==== Input
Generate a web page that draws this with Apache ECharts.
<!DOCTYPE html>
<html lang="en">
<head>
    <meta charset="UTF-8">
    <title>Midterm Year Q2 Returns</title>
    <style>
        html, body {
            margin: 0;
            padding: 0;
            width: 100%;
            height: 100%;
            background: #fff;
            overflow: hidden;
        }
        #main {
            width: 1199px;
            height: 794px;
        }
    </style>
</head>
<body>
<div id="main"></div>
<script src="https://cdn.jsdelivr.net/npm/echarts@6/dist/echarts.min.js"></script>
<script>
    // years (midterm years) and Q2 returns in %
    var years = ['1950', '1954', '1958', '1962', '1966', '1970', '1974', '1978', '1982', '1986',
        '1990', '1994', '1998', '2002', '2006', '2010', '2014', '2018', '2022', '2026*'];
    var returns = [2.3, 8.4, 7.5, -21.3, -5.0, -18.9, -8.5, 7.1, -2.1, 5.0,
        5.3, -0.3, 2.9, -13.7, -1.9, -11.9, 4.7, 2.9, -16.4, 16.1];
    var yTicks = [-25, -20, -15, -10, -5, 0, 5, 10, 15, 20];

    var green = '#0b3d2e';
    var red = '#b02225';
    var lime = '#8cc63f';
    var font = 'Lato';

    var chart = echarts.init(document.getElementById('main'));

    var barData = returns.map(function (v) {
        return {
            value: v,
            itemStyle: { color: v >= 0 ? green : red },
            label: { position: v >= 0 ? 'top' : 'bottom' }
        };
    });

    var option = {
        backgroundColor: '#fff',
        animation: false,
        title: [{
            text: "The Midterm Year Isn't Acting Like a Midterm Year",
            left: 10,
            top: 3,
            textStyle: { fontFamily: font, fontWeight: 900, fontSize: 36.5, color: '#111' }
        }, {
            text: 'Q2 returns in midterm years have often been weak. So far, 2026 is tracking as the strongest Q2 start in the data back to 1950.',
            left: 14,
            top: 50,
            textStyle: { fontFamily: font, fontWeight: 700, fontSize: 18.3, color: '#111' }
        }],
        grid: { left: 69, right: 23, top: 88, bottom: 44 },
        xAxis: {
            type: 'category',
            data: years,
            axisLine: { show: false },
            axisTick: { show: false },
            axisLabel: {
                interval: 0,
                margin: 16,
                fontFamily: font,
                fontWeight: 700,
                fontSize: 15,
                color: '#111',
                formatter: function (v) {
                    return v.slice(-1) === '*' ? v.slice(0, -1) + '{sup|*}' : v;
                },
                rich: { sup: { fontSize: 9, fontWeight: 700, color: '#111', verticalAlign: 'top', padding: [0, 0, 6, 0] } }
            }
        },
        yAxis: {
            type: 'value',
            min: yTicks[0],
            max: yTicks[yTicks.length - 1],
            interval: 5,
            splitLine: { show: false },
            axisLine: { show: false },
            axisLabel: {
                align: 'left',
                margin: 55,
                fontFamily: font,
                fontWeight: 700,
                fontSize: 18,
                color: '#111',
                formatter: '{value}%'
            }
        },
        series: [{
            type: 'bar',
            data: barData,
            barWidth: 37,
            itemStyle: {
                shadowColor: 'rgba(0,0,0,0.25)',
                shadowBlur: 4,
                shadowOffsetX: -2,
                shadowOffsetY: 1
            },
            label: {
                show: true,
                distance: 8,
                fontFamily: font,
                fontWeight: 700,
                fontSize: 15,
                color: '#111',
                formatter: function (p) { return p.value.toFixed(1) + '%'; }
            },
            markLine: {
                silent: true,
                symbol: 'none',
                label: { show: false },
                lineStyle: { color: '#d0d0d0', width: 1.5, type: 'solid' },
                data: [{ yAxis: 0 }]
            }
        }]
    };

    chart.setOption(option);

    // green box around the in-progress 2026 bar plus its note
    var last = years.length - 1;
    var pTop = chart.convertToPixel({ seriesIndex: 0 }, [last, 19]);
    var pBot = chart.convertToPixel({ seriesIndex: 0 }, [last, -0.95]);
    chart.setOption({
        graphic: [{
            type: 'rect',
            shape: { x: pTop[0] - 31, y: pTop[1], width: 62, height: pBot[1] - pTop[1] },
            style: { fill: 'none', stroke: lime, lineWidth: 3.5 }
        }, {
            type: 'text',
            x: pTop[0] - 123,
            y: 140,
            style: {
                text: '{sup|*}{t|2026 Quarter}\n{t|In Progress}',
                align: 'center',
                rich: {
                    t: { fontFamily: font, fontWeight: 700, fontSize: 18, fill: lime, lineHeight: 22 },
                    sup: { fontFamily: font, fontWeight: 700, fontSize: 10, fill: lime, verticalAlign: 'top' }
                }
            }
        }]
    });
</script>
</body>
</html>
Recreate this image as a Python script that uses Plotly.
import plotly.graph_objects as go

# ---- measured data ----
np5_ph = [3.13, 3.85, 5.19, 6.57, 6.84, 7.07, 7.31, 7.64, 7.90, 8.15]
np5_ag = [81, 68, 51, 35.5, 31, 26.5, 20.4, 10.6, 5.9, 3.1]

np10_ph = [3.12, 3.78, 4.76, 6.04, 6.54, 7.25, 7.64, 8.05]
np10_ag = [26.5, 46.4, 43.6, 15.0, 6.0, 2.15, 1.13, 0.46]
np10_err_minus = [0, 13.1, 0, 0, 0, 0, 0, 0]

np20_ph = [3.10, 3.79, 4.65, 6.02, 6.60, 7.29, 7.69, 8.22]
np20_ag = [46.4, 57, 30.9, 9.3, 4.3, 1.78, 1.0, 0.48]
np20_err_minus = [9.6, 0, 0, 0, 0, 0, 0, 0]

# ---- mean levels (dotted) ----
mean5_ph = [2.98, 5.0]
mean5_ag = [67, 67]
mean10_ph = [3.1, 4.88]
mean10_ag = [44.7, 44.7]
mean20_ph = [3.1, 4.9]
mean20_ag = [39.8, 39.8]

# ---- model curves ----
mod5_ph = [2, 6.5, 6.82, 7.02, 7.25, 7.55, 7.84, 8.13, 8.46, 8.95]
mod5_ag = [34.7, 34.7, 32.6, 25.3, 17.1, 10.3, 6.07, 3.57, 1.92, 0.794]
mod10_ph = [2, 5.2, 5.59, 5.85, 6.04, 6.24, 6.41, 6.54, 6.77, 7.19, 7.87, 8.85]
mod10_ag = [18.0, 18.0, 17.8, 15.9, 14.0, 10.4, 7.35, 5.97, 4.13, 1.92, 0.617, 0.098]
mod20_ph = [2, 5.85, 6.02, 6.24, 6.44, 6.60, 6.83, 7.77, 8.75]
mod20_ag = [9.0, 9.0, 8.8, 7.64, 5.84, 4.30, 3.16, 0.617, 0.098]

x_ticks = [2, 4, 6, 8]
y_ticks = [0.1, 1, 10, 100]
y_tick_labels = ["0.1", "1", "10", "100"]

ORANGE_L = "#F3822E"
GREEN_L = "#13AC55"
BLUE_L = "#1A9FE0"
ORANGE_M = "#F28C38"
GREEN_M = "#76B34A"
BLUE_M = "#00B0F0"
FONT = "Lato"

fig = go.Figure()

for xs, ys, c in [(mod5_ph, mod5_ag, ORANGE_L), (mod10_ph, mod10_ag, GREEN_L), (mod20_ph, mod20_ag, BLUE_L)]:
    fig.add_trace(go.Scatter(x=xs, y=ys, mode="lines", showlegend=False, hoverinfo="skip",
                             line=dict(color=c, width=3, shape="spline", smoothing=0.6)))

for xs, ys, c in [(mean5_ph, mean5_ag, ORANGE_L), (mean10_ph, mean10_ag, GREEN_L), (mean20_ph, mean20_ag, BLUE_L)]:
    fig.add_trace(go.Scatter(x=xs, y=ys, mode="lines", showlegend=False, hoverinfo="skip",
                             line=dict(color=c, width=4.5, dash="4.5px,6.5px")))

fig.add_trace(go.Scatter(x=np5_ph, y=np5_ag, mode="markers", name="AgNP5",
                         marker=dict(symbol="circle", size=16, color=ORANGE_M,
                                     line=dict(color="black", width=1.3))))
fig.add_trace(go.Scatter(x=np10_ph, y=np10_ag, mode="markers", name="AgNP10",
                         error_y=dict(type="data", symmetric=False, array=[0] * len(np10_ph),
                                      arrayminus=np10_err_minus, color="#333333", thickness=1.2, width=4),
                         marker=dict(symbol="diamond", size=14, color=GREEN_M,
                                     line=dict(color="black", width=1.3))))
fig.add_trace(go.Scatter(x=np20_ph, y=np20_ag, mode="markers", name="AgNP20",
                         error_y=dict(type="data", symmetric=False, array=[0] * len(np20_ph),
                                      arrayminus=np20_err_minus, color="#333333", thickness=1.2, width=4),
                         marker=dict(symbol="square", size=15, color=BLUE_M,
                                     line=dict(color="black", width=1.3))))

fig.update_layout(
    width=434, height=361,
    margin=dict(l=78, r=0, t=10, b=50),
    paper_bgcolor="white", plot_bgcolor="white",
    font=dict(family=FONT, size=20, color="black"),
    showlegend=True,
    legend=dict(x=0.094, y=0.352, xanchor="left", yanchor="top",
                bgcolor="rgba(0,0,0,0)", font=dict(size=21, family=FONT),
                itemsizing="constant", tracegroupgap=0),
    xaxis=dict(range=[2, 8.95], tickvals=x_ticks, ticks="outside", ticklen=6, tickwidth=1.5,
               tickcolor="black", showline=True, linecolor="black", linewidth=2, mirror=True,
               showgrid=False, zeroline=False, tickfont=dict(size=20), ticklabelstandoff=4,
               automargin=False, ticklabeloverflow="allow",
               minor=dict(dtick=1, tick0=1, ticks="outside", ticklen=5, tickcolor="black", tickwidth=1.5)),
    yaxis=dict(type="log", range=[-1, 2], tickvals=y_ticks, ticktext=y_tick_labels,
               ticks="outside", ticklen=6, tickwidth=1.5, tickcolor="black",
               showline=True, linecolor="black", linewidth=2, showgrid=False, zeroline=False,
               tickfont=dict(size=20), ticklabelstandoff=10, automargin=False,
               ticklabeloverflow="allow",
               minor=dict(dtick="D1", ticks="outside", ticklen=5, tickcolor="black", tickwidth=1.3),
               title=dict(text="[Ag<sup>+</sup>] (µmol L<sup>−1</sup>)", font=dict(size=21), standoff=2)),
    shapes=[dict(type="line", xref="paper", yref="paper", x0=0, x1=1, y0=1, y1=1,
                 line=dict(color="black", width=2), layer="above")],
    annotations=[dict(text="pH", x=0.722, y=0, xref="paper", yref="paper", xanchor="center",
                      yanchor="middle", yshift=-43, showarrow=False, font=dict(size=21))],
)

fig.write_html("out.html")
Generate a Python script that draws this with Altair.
========
Given task>
Within the material above, transcribe exactly the lines that run from the line holding "Recreate this image" through the line holding "fig = go.Figure()".

The response>
Recreate this image as a Python script that uses Plotly.
import plotly.graph_objects as go

# ---- measured data ----
np5_ph = [3.13, 3.85, 5.19, 6.57, 6.84, 7.07, 7.31, 7.64, 7.90, 8.15]
np5_ag = [81, 68, 51, 35.5, 31, 26.5, 20.4, 10.6, 5.9, 3.1]

np10_ph = [3.12, 3.78, 4.76, 6.04, 6.54, 7.25, 7.64, 8.05]
np10_ag = [26.5, 46.4, 43.6, 15.0, 6.0, 2.15, 1.13, 0.46]
np10_err_minus = [0, 13.1, 0, 0, 0, 0, 0, 0]

np20_ph = [3.10, 3.79, 4.65, 6.02, 6.60, 7.29, 7.69, 8.22]
np20_ag = [46.4, 57, 30.9, 9.3, 4.3, 1.78, 1.0, 0.48]
np20_err_minus = [9.6, 0, 0, 0, 0, 0, 0, 0]

# ---- mean levels (dotted) ----
mean5_ph = [2.98, 5.0]
mean5_ag = [67, 67]
mean10_ph = [3.1, 4.88]
mean10_ag = [44.7, 44.7]
mean20_ph = [3.1, 4.9]
mean20_ag = [39.8, 39.8]

# ---- model curves ----
mod5_ph = [2, 6.5, 6.82, 7.02, 7.25, 7.55, 7.84, 8.13, 8.46, 8.95]
mod5_ag = [34.7, 34.7, 32.6, 25.3, 17.1, 10.3, 6.07, 3.57, 1.92, 0.794]
mod10_ph = [2, 5.2, 5.59, 5.85, 6.04, 6.24, 6.41, 6.54, 6.77, 7.19, 7.87, 8.85]
mod10_ag = [18.0, 18.0, 17.8, 15.9, 14.0, 10.4, 7.35, 5.97, 4.13, 1.92, 0.617, 0.098]
mod20_ph = [2, 5.85, 6.02, 6.24, 6.44, 6.60, 6.83, 7.77, 8.75]
mod20_ag = [9.0, 9.0, 8.8, 7.64, 5.84, 4.30, 3.16, 0.617, 0.098]

x_ticks = [2, 4, 6, 8]
y_ticks = [0.1, 1, 10, 100]
y_tick_labels = ["0.1", "1", "10", "100"]

ORANGE_L = "#F3822E"
GREEN_L = "#13AC55"
BLUE_L = "#1A9FE0"
ORANGE_M = "#F28C38"
GREEN_M = "#76B34A"
BLUE_M = "#00B0F0"
FONT = "Lato"

fig = go.Figure()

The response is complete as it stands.